Automakers' growing presence in Las Vegas reflects the changing priorities of an industry that for more than 100 years was mostly concerned with car design, engines, road handling and costs.

Today, those considerations are still there, but added to them is a new car buyer focus on connectivity, infotainment, upgradeability and advanced driver assistance. And it is in these areas that the consumer electronics and automotive industries are coming together.

Here's a roundup of what to expect at the show, which officially starts January 6, but kicks off with a series of press events starting on January 4 already.

Aston Martin may unveil a connected-car concept together with Letv. The British sports car maker signed a research partnership with the Chinese technology company in early December. Letv, which will be at CES for the first time, said the two companies are working on technologies that could become part of Aston Martin's planned electric version of its Rapide E model.
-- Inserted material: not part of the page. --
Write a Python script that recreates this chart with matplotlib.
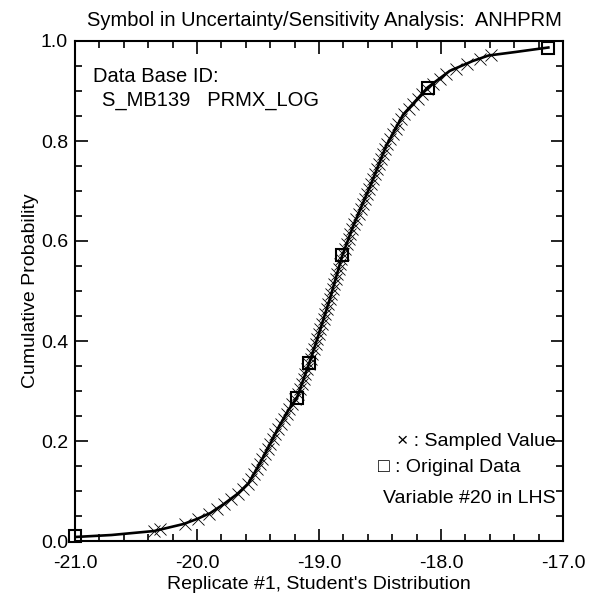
import numpy as np
import matplotlib.pyplot as plt
from matplotlib.ticker import MultipleLocator, FormatStrFormatter

plt.rcParams['font.family'] = ['Liberation Sans', 'DejaVu Sans']
plt.rcParams['axes.unicode_minus'] = False

# fitted cumulative curve
curve_x = [-21.0, -20.7, -20.35, -20.11, -20.0, -19.89, -19.78, -19.67, -19.58,
           -19.52, -19.47, -19.41, -19.33, -19.25, -19.18, -19.08, -19.02, -18.91,
           -18.81, -18.72, -18.58, -18.45, -18.31, -18.11, -17.93, -17.74, -17.61,
           -17.39, -17.12]
curve_y = [0.008, 0.012, 0.020, 0.034, 0.044, 0.056, 0.074, 0.094, 0.115,
           0.140, 0.162, 0.190, 0.228, 0.262, 0.287, 0.356, 0.400, 0.485,
           0.570, 0.630, 0.710, 0.790, 0.853, 0.907, 0.940, 0.960, 0.971,
           0.978, 0.987]

# original data (squares)
orig_x = [-21.0, -19.18, -19.08, -18.81, -18.11, -17.12]
orig_y = [0.010, 0.287, 0.356, 0.572, 0.907, 0.987]

# LHS sampled values (x marks)
samp_x = [-20.35, -20.30, -20.10, -19.99, -19.90, -19.835, -19.775, -19.72, -19.666,
          -19.623, -19.58, -19.556, -19.532, -19.509, -19.486, -19.464, -19.442,
          -19.421, -19.399, -19.378, -19.357, -19.336, -19.314, -19.29, -19.266,
          -19.243, -19.218, -19.193, -19.172, -19.157, -19.142, -19.127, -19.112,
          -19.097, -19.082, -19.068, -19.054, -19.041, -19.027, -19.014, -19.001,
          -18.988, -18.975, -18.962, -18.949, -18.936, -18.923, -18.91, -18.898,
          -18.886, -18.875, -18.863, -18.851, -18.839, -18.828, -18.816, -18.803,
          -18.788, -18.773, -18.758, -18.743, -18.728, -18.711, -18.694, -18.676,
          -18.659, -18.641, -18.624, -18.606, -18.589, -18.572, -18.556, -18.539,
          -18.523, -18.507, -18.491, -18.474, -18.458, -18.439, -18.417, -18.394,
          -18.372, -18.35, -18.328, -18.303, -18.266, -18.229, -18.191, -18.154,
          -18.117, -18.066, -18.012, -17.957, -17.88, -17.79, -17.68, -17.59]
samp_y = [0.020, 0.025, 0.035, 0.045, 0.055, 0.065, 0.075, 0.085, 0.095,
          0.105, 0.115, 0.125, 0.135, 0.145, 0.155, 0.165, 0.175,
          0.185, 0.195, 0.205, 0.215, 0.225, 0.235, 0.245, 0.255,
          0.265, 0.275, 0.285, 0.295, 0.305, 0.315, 0.325, 0.335,
          0.345, 0.355, 0.365, 0.375, 0.385, 0.395, 0.405, 0.415,
          0.425, 0.435, 0.445, 0.455, 0.465, 0.475, 0.485, 0.495,
          0.505, 0.515, 0.525, 0.535, 0.545, 0.555, 0.565, 0.575,
          0.585, 0.595, 0.605, 0.615, 0.625, 0.635, 0.645, 0.655,
          0.665, 0.675, 0.685, 0.695, 0.705, 0.715, 0.725, 0.735,
          0.745, 0.755, 0.765, 0.775, 0.785, 0.795, 0.805, 0.815,
          0.825, 0.835, 0.845, 0.855, 0.865, 0.875, 0.885, 0.895,
          0.905, 0.915, 0.925, 0.935, 0.945, 0.955, 0.965, 0.972]

fig = plt.figure(figsize=(5.99, 6.01), dpi=100)
ax = fig.add_axes([75 / 599, 60 / 601, 488 / 599, 500 / 601])

ax.plot(curve_x, curve_y, color='black', lw=1.9, zorder=3)
ax.plot(samp_x, samp_y, ls='none', marker='x', ms=8, mew=0.6, color='black', zorder=2)
ax.plot(orig_x, orig_y, ls='none', marker='s', ms=8.5, mew=1.5, mfc='none', mec='black',
        zorder=4, clip_on=False)

ax.set_xlim(-21.0, -17.0)
ax.set_ylim(0.0, 1.0)
ax.xaxis.set_major_locator(MultipleLocator(1.0))
ax.xaxis.set_minor_locator(MultipleLocator(0.2))
ax.yaxis.set_major_locator(MultipleLocator(0.2))
ax.yaxis.set_minor_locator(MultipleLocator(0.05))
ax.xaxis.set_major_formatter(FormatStrFormatter('%.1f'))
ax.yaxis.set_major_formatter(FormatStrFormatter('%.1f'))
ax.tick_params(which='both', direction='in', top=True, right=True, width=1.2, labelsize=14)
ax.tick_params(which='major', length=9)
ax.tick_params(which='minor', length=5)
ax.tick_params(axis='x', pad=10)
ax.tick_params(axis='y', pad=5)
for s in ax.spines.values():
    s.set_linewidth(1.5)

ax.set_xlabel("Replicate #1, Student's Distribution", fontsize=14, labelpad=3)
ax.set_ylabel('Cumulative Probability', fontsize=14, labelpad=1)
fig.text(0.541, 0.966, 'Symbol in Uncertainty/Sensitivity Analysis:  ANHPRM',
         ha='center', va='center', fontsize=14.5)

ax.text(0.036, 0.93, 'Data Base ID:', transform=ax.transAxes, fontsize=14.5, va='center')
ax.text(0.055, 0.88, 'S_MB139   PRMX_LOG', transform=ax.transAxes, fontsize=14.5, va='center')

ax.text(0.985, 0.20, '\u00d7 : Sampled Value', transform=ax.transAxes, fontsize=14,
        ha='right', va='center')
ax.text(0.62, 0.147, '\u25a1 : Original Data', transform=ax.transAxes, fontsize=14,
        ha='left', va='center')
ax.text(0.985, 0.085, 'Variable #20 in LHS', transform=ax.transAxes, fontsize=14,
        ha='right', va='center')

fig.savefig('out.png', dpi=100)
Audi is expected to show further improvements to its "piloted driving" technology. Press reports also say the Volkswagen Group's premium brand may unveil an autonomous prototype of its flagship A8 model.

BMW, the only carmaker to have launched a separate new-mobility model range, will likely show updated connectivity features for these "i" vehicles. The Munich-based premium brand will also unveil an i8 Spyder concept, which is expected to go on sale during 2016.

Bosch will show software and parking solutions as well as a touchscreen with haptic feedback that can improve safety and convenience in the car.

Continental will demonstrate a range of new automotive technologies, including a dynamic eHorizon, intelligent glass control and dynamic mirror replacement.

Daimler has applied for permission to drive a Mercedes-Benz autonomous vehicle in the state of Nevada, where Las Vegas is located. The German premium car maker also is expected to show new advances in driver-assistance technologies.

Delphi will show so-called "vehicle-to-everything" technology, which the supplier sees as a precondition for automated driving. It will bring an autonomous vehicle that has these capabilities to Las Vegas.

Faraday Future, a largely unknown automotive newcomer, has scheduled a press conference to unveil an electric vehicle. Faraday announced last month that it is investing 1 million dlrs in a US car plant.

Fiat Chrysler will likely showcase improvements to connectivity and infotainment features in its upcoming models

Ford Motor is rumored to have agreed with Google to jointly build self-driving cars. The carmaker may confirm - or deny - the rumors at its CES press conference January 5.

General Motors CEO Mary Barra will deliver a keynote address. The focus of her talk will be on the changing face of personal mobility. GM is expected to show a production version of the Chevrolet Bolt electric vehicle.

Hyundai, like Mercedes, has applied for permission to test-drive an autonomous vehicle in Nevada. The Korean brand is expected to show a self-driving version of its fuel-cell powered Tucson SUV.

Rinspeed, known for its forward-looking car concepts, will show the Stos, which comes to Las Vegas with a folding and retracting steering wheel, on-board drone and a mobile landing platform in the rear. The Stos is based on BMW's i8 sports car.

Toyota, which in November announced plans for a five-year 1 billion dlr investment in artificial intelligence and robotics, will present more details of these plans. The world's biggest car brand in terms of sales will also explain how it hopes to get better digital maps with the help of vehicle data.

Visteon will use its CES exhibit to demonstrate how software and new technologies can improve drivers' - and passengers' - interaction with information in the car.

Volkswagen brand CEO Herbert Diess is the other automotive keynote speaker at the 2016 CES. The carmaker is expected to show an electric version of its iconic VW van to focus on a newly formulated strategy of providing "affordable long-distance electromobility."

CES 2016 will have more than 2.4 million net square feet of exhibition space. The organizers, the US Consumer Technology Association (CTA), expects more than 3,600 exhibiting companies. Next to the major car manufacturers, more than 100 automotive suppliers and service providers to the car industry will show their products in Las Vegas.